Bear in mind that scraping Google Maps is not an easy task due to its dynamic nature and constant change in website structure. Therefore, before deploying your Google Maps scraper, you need to confirm that Google Maps has not updated its page structure. An update in the structure of the website makes it very challenging to collect all the data you require.
Proxies are crucial to the efficiency of your scraping activities. In addition, they mask your actual IP address to prevent browser fingerprinting which can lead to detection and IP Ban.
Do you have any questions? Feel free to contact us-+ as we have 24/7 live support team via email or live chat on the website.
Frequently Asked Questions
Is it legal to extract Google Maps data?
To determine the legal status of your scraping activities, you need to review Google Maps’ Terms of Use as well as the Robot.txt file.

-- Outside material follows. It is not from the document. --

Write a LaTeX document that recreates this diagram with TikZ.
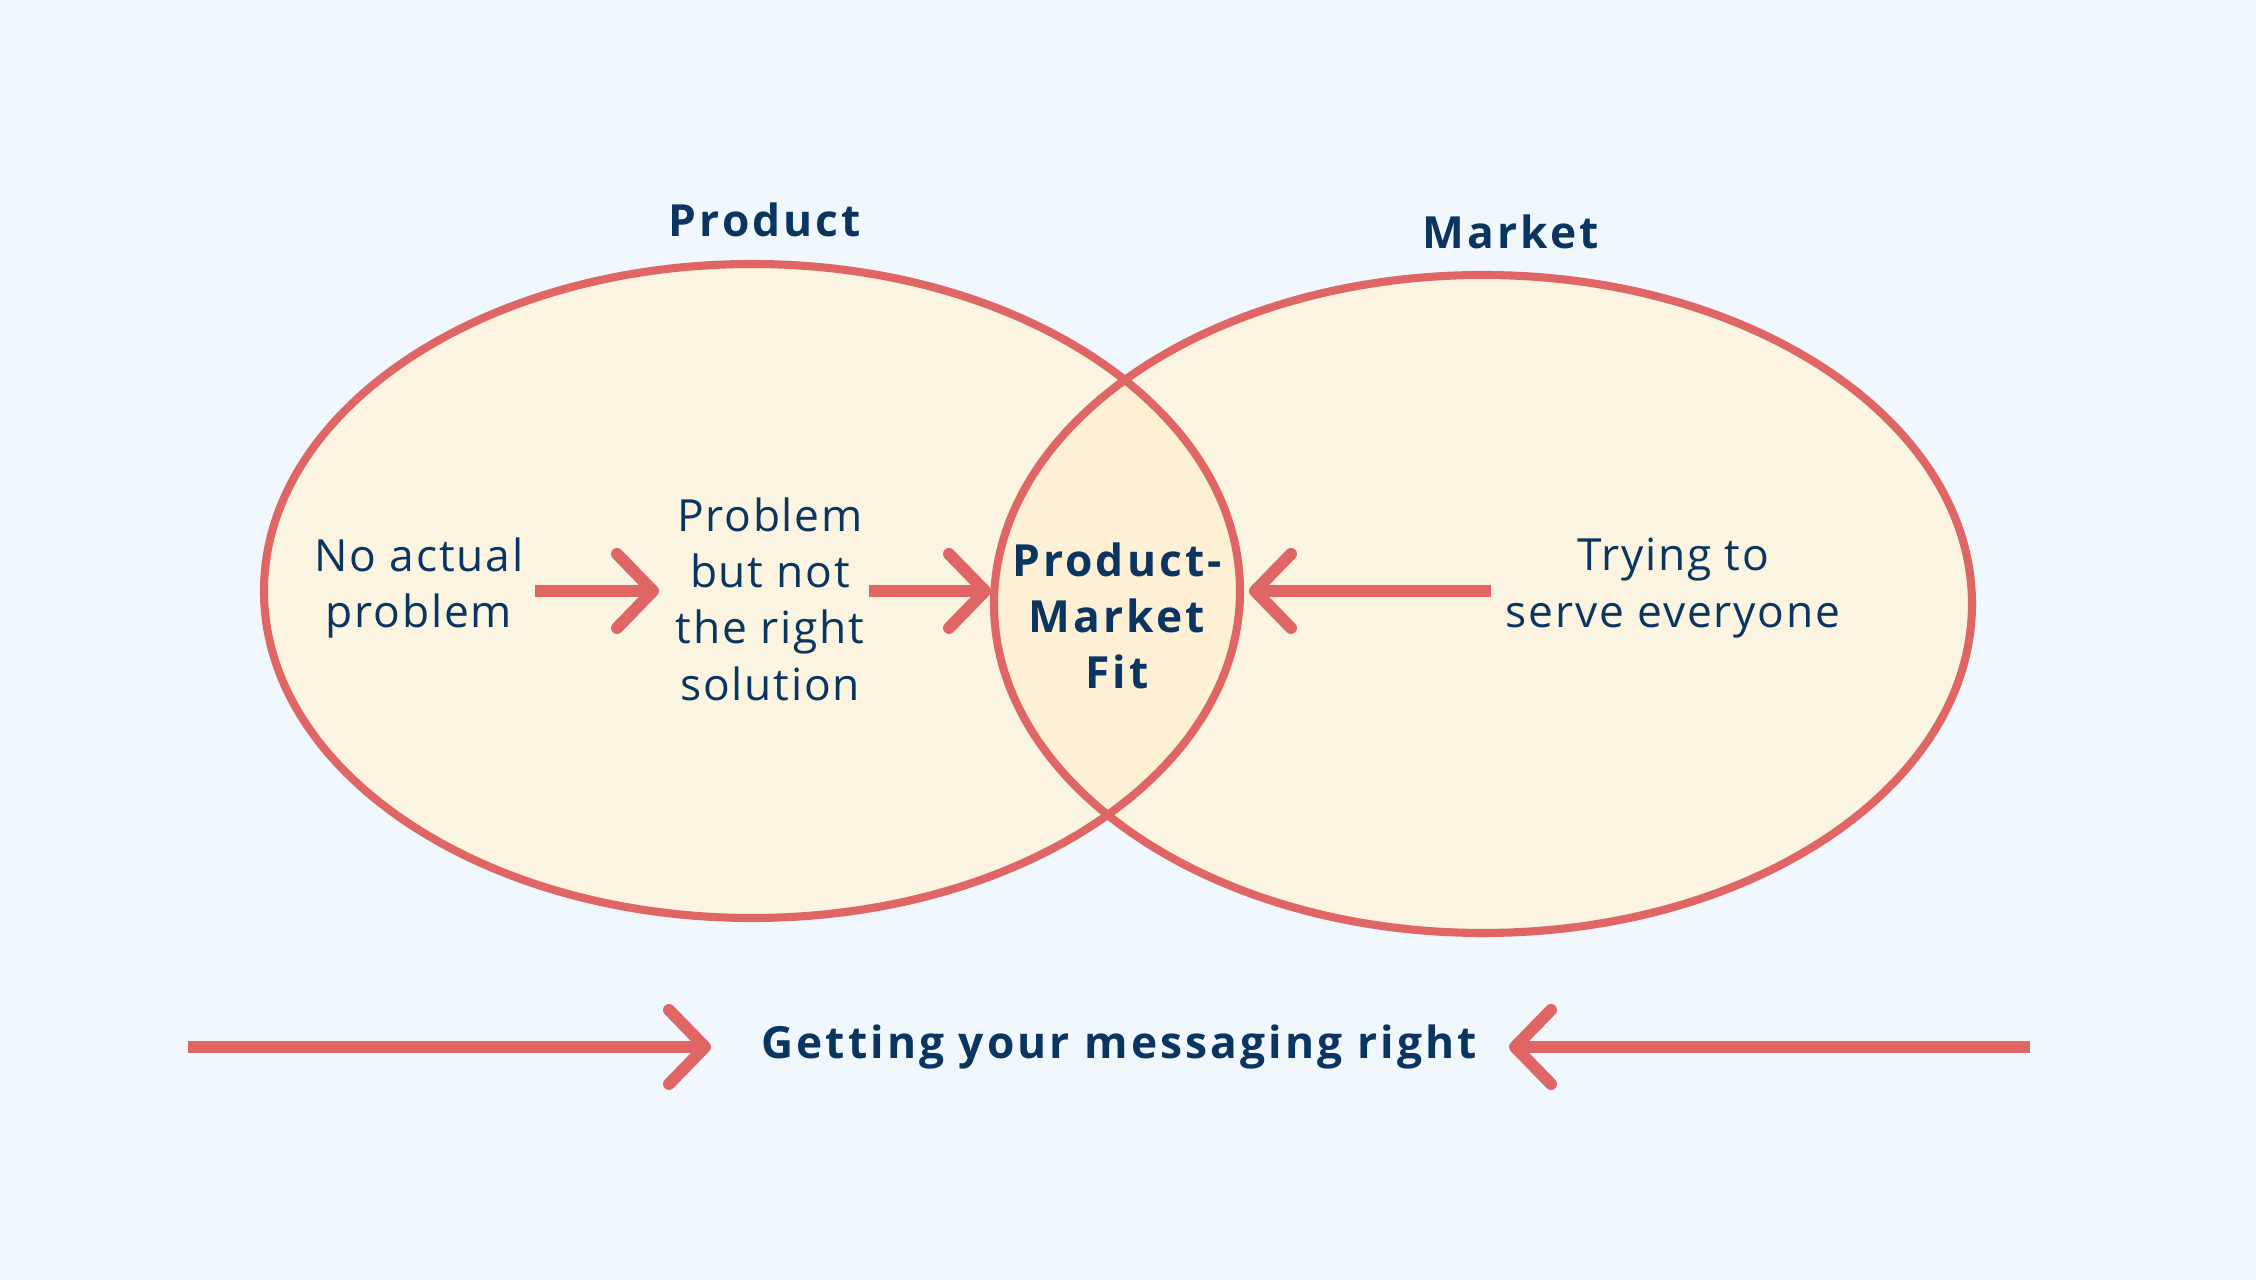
\documentclass[tikz,border=0pt]{standalone}
\usepackage{fontspec}
\setmainfont{Open Sans}[LetterSpace=4, BoldFeatures={LetterSpace=7}]
\usetikzlibrary{arrows.meta}
\definecolor{bgblue}{HTML}{F0F7FD}
\definecolor{cream}{HTML}{FAF4E0}
\definecolor{fitcream}{HTML}{FDF0D4}
\definecolor{ringred}{HTML}{E06666}
\definecolor{inkblue}{HTML}{0B3561}
\tikzset{
  ring/.style={draw=ringred, line width=2.3pt},
  txt/.style={text=inkblue, align=center, inner sep=0pt, font=\fontsize{12.6}{16}\selectfont},
  boldtxt/.style={txt, font=\fontsize{12.6}{16}\selectfont\bfseries},
  push/.style={draw=ringred, line width=3.4pt, -{Straight Barb[length=3.6mm, width=7.4mm, round]}}
}
\begin{document}
\begin{tikzpicture}[x=0.01cm, y=-0.01cm]
      \fill[bgblue] (0,0) rectangle (2256,1280);
      % the two sets and their overlap
      \fill[cream] (752,591) ellipse [x radius=488, y radius=327];
      \fill[cream] (1483,604) ellipse [x radius=489, y radius=329];
      \begin{scope}
        \clip (752,591) ellipse [x radius=488, y radius=327];
        \fill[fitcream] (1483,604) ellipse [x radius=489, y radius=329];
      \end{scope}
      \draw[ring] (752,591) ellipse [x radius=488, y radius=327];
      \draw[ring] (1483,604) ellipse [x radius=489, y radius=329];
      \draw
        (765,220) node[boldtxt] (prod){Product}
        (1511,232) node[boldtxt] (mkt){Market}
        (419,588) node[txt] (noprob){No actual\\problem}
        (770,599) node[txt] (wrongsol){Problem\\but not\\the right\\solution}
        (1117,616) node[boldtxt] (fit){Product-\\Market\\Fit}
        (1673,588) node[txt] (everyone){Trying to\\serve everyone}
        (1119,1047) node[boldtxt] (msg){Getting your messaging right};
      \coordinate (a1s) at (535,591);
      \coordinate (a1e) at (659,591);
      \coordinate (a2s) at (869,591);
      \coordinate (a2e) at (991,591);
      \coordinate (a3s) at (1491,591);
      \coordinate (a3e) at (1249,591);
      \coordinate (b1s) at (188,1047);
      \coordinate (b1e) at (711,1047);
      \coordinate (b2s) at (2030,1047);
      \coordinate (b2e) at (1509,1047);
      \begin{scope}[push]
        \draw (a1s) to (a1e);
        \draw (a2s) to (a2e);
        \draw (a3s) to (a3e);
        \draw (b1s) to (b1e);
        \draw (b2s) to (b2e);
      \end{scope}
    \end{tikzpicture}
\end{document}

Although Google Maps scraping holds great significance for businesses, it is crucial to consider legal and ethical matters.
Extracting Google Maps data is legal if you are collecting only publicly available data. However, your scraping may be termed illegal if it involves extracting copyrighted data or private data such as usernames and passwords.

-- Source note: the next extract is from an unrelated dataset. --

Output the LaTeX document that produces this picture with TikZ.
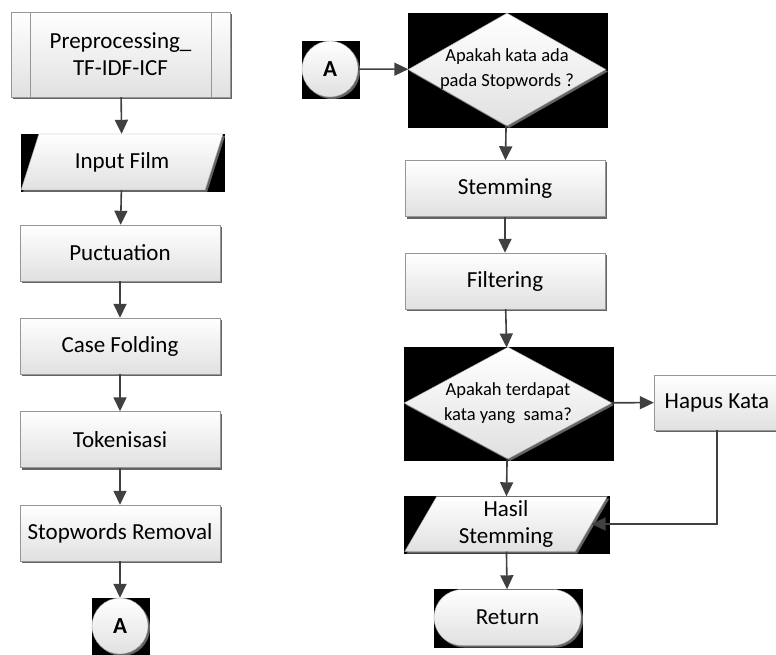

Can you get real-time data from Google Maps?
Yes, learning how to scrape Google Maps provides access to real-time data. Access to real-time data is crucial to businesses as it helps them make informed decisions based on the most current events. Subsequently, this is a valuable strategy for adapting to dynamic market changes, price changes, or customer sentiments.
What is a Google Maps scraper?
A Google Maps scraper is a program designed to extract data from the website. Most of the time, the scraper is built using a programming language like Python. Subsequently, it automates the process of retrieving data from Google Maps listings. This automated tool can be used for different purposes, including market research, local business analysis, lead generation, and more. Data that can be retrieved with the Google Maps scraper include business name, phone number, email, address, reviews, ratings, and more.